NAIROBI, Kenya— Kenya’s private sector showed tentative signs of improvement in August, as the Stanbic Bank Purchasing Managers’ Index (PMI) climbed to 49.4, up from 46.8 in July, according to the latest survey released by Stanbic Bank and S&P Global.
The increase points to a slower pace of contraction, with businesses experiencing softer declines in output and input purchasing, while inventories recorded a modest rise.
“New orders almost stabilised in August, with softer reductions in output and purchasing,” the Stanbic Bank/S&P Global PMI report noted.
The survey further revealed that employment levels expanded modestly, marking the fastest rate of job creation in 15 months.
Business confidence also surged to its highest level since February 2023, suggesting renewed optimism among firms about the coming year.

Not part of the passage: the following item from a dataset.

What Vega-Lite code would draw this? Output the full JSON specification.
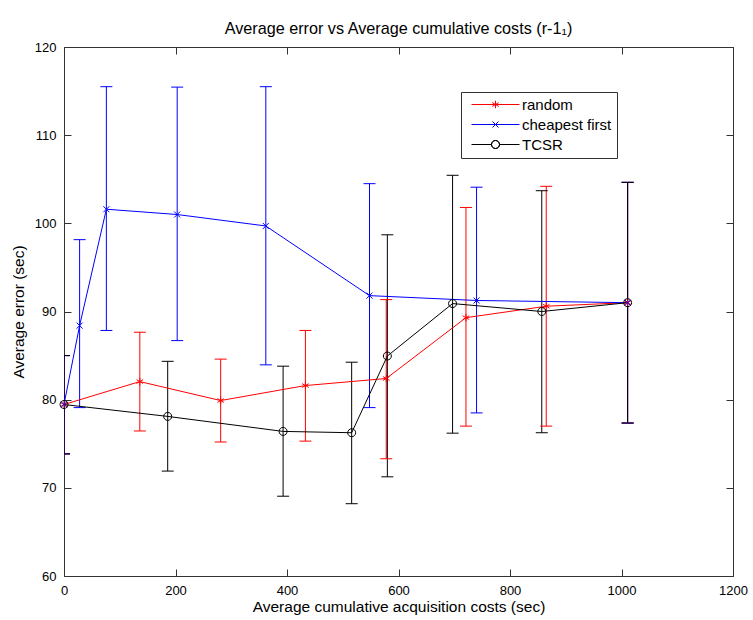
{
  "$schema": "https://vega.github.io/schema/vega-lite/v6.json",
  "width": 669,
  "height": 529,
  "autosize": {"type": "none"},
  "padding": {"left": 64, "top": 47, "right": 20, "bottom": 44},
  "background": "white",
  "title": {
    "text": "Average error vs Average cumulative costs (r-1₁)",
    "font": "Liberation Sans",
    "fontSize": 16.2,
    "fontWeight": "normal",
    "color": "black",
    "anchor": "middle",
    "frame": "group",
    "baseline": "alphabetic",
    "offset": -9
  },
  "config": {
    "font": "Liberation Sans",
    "view": {"stroke": "#333333", "strokeWidth": 1},
    "axis": {
      "grid": false,
      "domain": false,
      "tickColor": "#333333",
      "tickSize": 7,
      "tickWidth": 1,
      "offset": -7,
      "labelFlush": false,
      "labelFont": "Liberation Sans",
      "labelFontSize": 13,
      "labelColor": "black",
      "titleFont": "Liberation Sans",
      "titleFontSize": 15.5,
      "titleFontWeight": "normal",
      "titleColor": "black"
    },
    "legend": {
      "orient": "none",
      "legendX": 397,
      "legendY": 45,
      "padding": 5,
      "strokeColor": "#333333",
      "fillColor": "white",
      "symbolSize": 64,
      "symbolStrokeWidth": 1,
      "symbolOpacity": 1,
      "symbolOffset": 22,
      "labelOffset": 19,
      "labelFont": "Liberation Sans",
      "labelFontSize": 15,
      "labelColor": "black",
      "rowPadding": 4
    }
  },
  "datasets": {
    "pts": [
      {"series": "random", "cost": 0, "err": 79.45, "lo": 73.85, "hi": 85.0},
      {"series": "random", "cost": 136, "err": 82.05, "lo": 76.45, "hi": 87.65},
      {"series": "random", "cost": 281, "err": 79.9, "lo": 75.2, "hi": 84.6},
      {"series": "random", "cost": 433, "err": 81.6, "lo": 75.3, "hi": 87.85},
      {"series": "random", "cost": 578, "err": 82.4, "lo": 73.3, "hi": 91.35},
      {"series": "random", "cost": 721, "err": 89.3, "lo": 77.0, "hi": 101.8},
      {"series": "random", "cost": 865, "err": 90.6, "lo": 77.0, "hi": 104.2},
      {"series": "random", "cost": 1011, "err": 91.0, "lo": 77.35, "hi": 104.65},
      {"series": "cheapest first", "cost": 0, "err": 79.45, "lo": 73.85, "hi": 85.0},
      {"series": "cheapest first", "cost": 28, "err": 88.4, "lo": 79.1, "hi": 98.15},
      {"series": "cheapest first", "cost": 76, "err": 101.6, "lo": 87.85, "hi": 115.5},
      {"series": "cheapest first", "cost": 203, "err": 101.0, "lo": 86.7, "hi": 115.45},
      {"series": "cheapest first", "cost": 362, "err": 99.7, "lo": 83.95, "hi": 115.5},
      {"series": "cheapest first", "cost": 548, "err": 91.8, "lo": 79.1, "hi": 104.5},
      {"series": "cheapest first", "cost": 740, "err": 91.25, "lo": 78.5, "hi": 104.1},
      {"series": "cheapest first", "cost": 1011, "err": 91.0, "lo": 77.35, "hi": 104.65},
      {"series": "TCSR", "cost": 0, "err": 79.45, "lo": 73.85, "hi": 85.0},
      {"series": "TCSR", "cost": 186, "err": 78.1, "lo": 71.9, "hi": 84.35},
      {"series": "TCSR", "cost": 393, "err": 76.4, "lo": 69.05, "hi": 83.8},
      {"series": "TCSR", "cost": 516, "err": 76.25, "lo": 68.2, "hi": 84.25},
      {"series": "TCSR", "cost": 580, "err": 84.95, "lo": 71.25, "hi": 98.7},
      {"series": "TCSR", "cost": 697, "err": 90.9, "lo": 76.2, "hi": 105.45},
      {"series": "TCSR", "cost": 857, "err": 90.0, "lo": 76.25, "hi": 103.7},
      {"series": "TCSR", "cost": 1011, "err": 91.0, "lo": 77.35, "hi": 104.65}
    ]
  },
  "data": {"name": "pts"},
  "resolve": {"axis": {"x": "independent", "y": "independent"}},
  "layer": [
    {
      "mark": {"type": "point", "filled": false, "opacity": 0, "strokeWidth": 1},
      "encoding": {
        "x": {
          "field": "cost", "type": "quantitative",
          "scale": {"domain": [0, 1200]},
          "axis": {
            "orient": "bottom",
            "values": [0, 200, 400, 600, 800, 1000, 1200],
            "format": "d",
            "title": "Average cumulative acquisition costs (sec)",
            "labelPadding": 8,
            "titlePadding": 2
          }
        },
        "y": {
          "field": "err", "type": "quantitative",
          "scale": {"domain": [60, 120]},
          "axis": {
            "orient": "left",
            "values": [60, 70, 80, 90, 100, 110, 120],
            "format": "d",
            "title": "Average error (sec)",
            "labelPadding": 8,
            "titlePadding": 8
          }
        },
        "color": {
          "field": "series", "type": "nominal",
          "scale": {"domain": ["random", "cheapest first", "TCSR"], "range": ["#ff0000", "#0000ff", "#000000"]},
          "legend": {"title": null}
        },
        "shape": {
          "field": "series", "type": "nominal",
          "scale": {
            "domain": ["random", "cheapest first", "TCSR"],
            "range": [
              "M-6,0H6M0,-0.95V0.95M-0.82,-0.47L0.82,0.47M-0.82,0.47L0.82,-0.47",
              "M-6,0H6M-0.75,-0.75L0.75,0.75M-0.75,0.75L0.75,-0.75",
              "M-6,0H-1M1,0H6M1,0A1,1,0,1,1,-1,0A1,1,0,1,1,1,0A1,1,0,1,0,-1,0A1,1,0,1,0,1,0"
            ]
          },
          "legend": {"title": null}
        }
      }
    },
    {
      "mark": {"type": "rule", "strokeWidth": 1, "clip": true},
      "encoding": {
        "x": {
          "field": "cost", "type": "quantitative",
          "scale": {"domain": [0, 1200]},
          "axis": {"orient": "top", "values": [0, 200, 400, 600, 800, 1000, 1200], "labels": false, "title": null}
        },
        "y": {
          "field": "lo", "type": "quantitative",
          "scale": {"domain": [60, 120]},
          "axis": {"orient": "right", "values": [60, 70, 80, 90, 100, 110, 120], "labels": false, "title": null}
        },
        "y2": {"field": "hi"},
        "color": {
          "field": "series", "type": "nominal",
          "scale": {"domain": ["random", "cheapest first", "TCSR"], "range": ["#ff0000", "#0000ff", "#000000"]},
          "legend": null
        }
      }
    },
    {
      "mark": {"type": "tick", "orient": "horizontal", "size": 12, "thickness": 1, "opacity": 1, "clip": true},
      "encoding": {
        "x": {"field": "cost", "type": "quantitative", "scale": {"domain": [0, 1200]}, "axis": null},
        "y": {"field": "lo", "type": "quantitative", "scale": {"domain": [60, 120]}, "axis": null},
        "color": {
          "field": "series", "type": "nominal",
          "scale": {"domain": ["random", "cheapest first", "TCSR"], "range": ["#ff0000", "#0000ff", "#000000"]},
          "legend": null
        }
      }
    },
    {
      "mark": {"type": "tick", "orient": "horizontal", "size": 12, "thickness": 1, "opacity": 1, "clip": true},
      "encoding": {
        "x": {"field": "cost", "type": "quantitative", "scale": {"domain": [0, 1200]}, "axis": null},
        "y": {"field": "hi", "type": "quantitative", "scale": {"domain": [60, 120]}, "axis": null},
        "color": {
          "field": "series", "type": "nominal",
          "scale": {"domain": ["random", "cheapest first", "TCSR"], "range": ["#ff0000", "#0000ff", "#000000"]},
          "legend": null
        }
      }
    },
    {
      "mark": {"type": "line", "strokeWidth": 1},
      "encoding": {
        "x": {"field": "cost", "type": "quantitative", "scale": {"domain": [0, 1200]}, "axis": null},
        "y": {"field": "err", "type": "quantitative", "scale": {"domain": [60, 120]}, "axis": null},
        "color": {
          "field": "series", "type": "nominal",
          "scale": {"domain": ["random", "cheapest first", "TCSR"], "range": ["#ff0000", "#0000ff", "#000000"]},
          "legend": null
        }
      }
    },
    {
      "transform": [{"filter": "datum.series === 'random'"}],
      "mark": {"type": "point", "shape": "M0,-0.95V0.95M-0.82,-0.47L0.82,0.47M-0.82,0.47L0.82,-0.47", "size": 64, "strokeWidth": 1, "filled": false, "opacity": 1, "color": "#ff0000"},
      "encoding": {
        "x": {"field": "cost", "type": "quantitative", "scale": {"domain": [0, 1200]}, "axis": null},
        "y": {"field": "err", "type": "quantitative", "scale": {"domain": [60, 120]}, "axis": null}
      }
    },
    {
      "transform": [{"filter": "datum.series === 'cheapest first'"}],
      "mark": {"type": "point", "shape": "M-0.75,-0.75L0.75,0.75M-0.75,0.75L0.75,-0.75", "size": 64, "strokeWidth": 1, "filled": false, "opacity": 1, "color": "#0000ff"},
      "encoding": {
        "x": {"field": "cost", "type": "quantitative", "scale": {"domain": [0, 1200]}, "axis": null},
        "y": {"field": "err", "type": "quantitative", "scale": {"domain": [60, 120]}, "axis": null}
      }
    },
    {
      "transform": [{"filter": "datum.series === 'TCSR'"}],
      "mark": {"type": "point", "shape": "M1,0A1,1,0,1,1,-1,0A1,1,0,1,1,1,0Z", "size": 64, "strokeWidth": 1, "filled": false, "opacity": 1, "color": "#000000"},
      "encoding": {
        "x": {"field": "cost", "type": "quantitative", "scale": {"domain": [0, 1200]}, "axis": null},
        "y": {"field": "err", "type": "quantitative", "scale": {"domain": [60, 120]}, "axis": null}
      }
    }
  ]
}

Companies cited expectations that diversified products and marketing initiatives would bolster growth prospects.
While new orders fell for the fourth straight month, the decline occurred at the slowest pace seen over this period, indicating a partial recovery in demand.
Softer contractions in output and purchasing allowed firms to rebuild inventories slightly following July’s drop, and companies continued addressing accumulated backlogs efficiently.
Despite ongoing cost pressures, especially from taxes on fuel and other essential inputs, businesses kept output price increases minimal.
The report also noted improvements in vendor performance, with supply chain delays easing compared with previous months, helping operations run more smoothly.
Although the PMI remains below the 50-point mark that separates expansion from contraction, August’s reading reflects a notable improvement from the sharper downturn recorded in July.
Analysts said the data signals a gradual easing of headwinds facing the private sector, even as challenges in consumer demand and purchasing power persist.
“Business confidence rises to a 30-month high,” the report added, highlighting a cautiously optimistic outlook among Kenyan firms heading into the final quarter of 2025.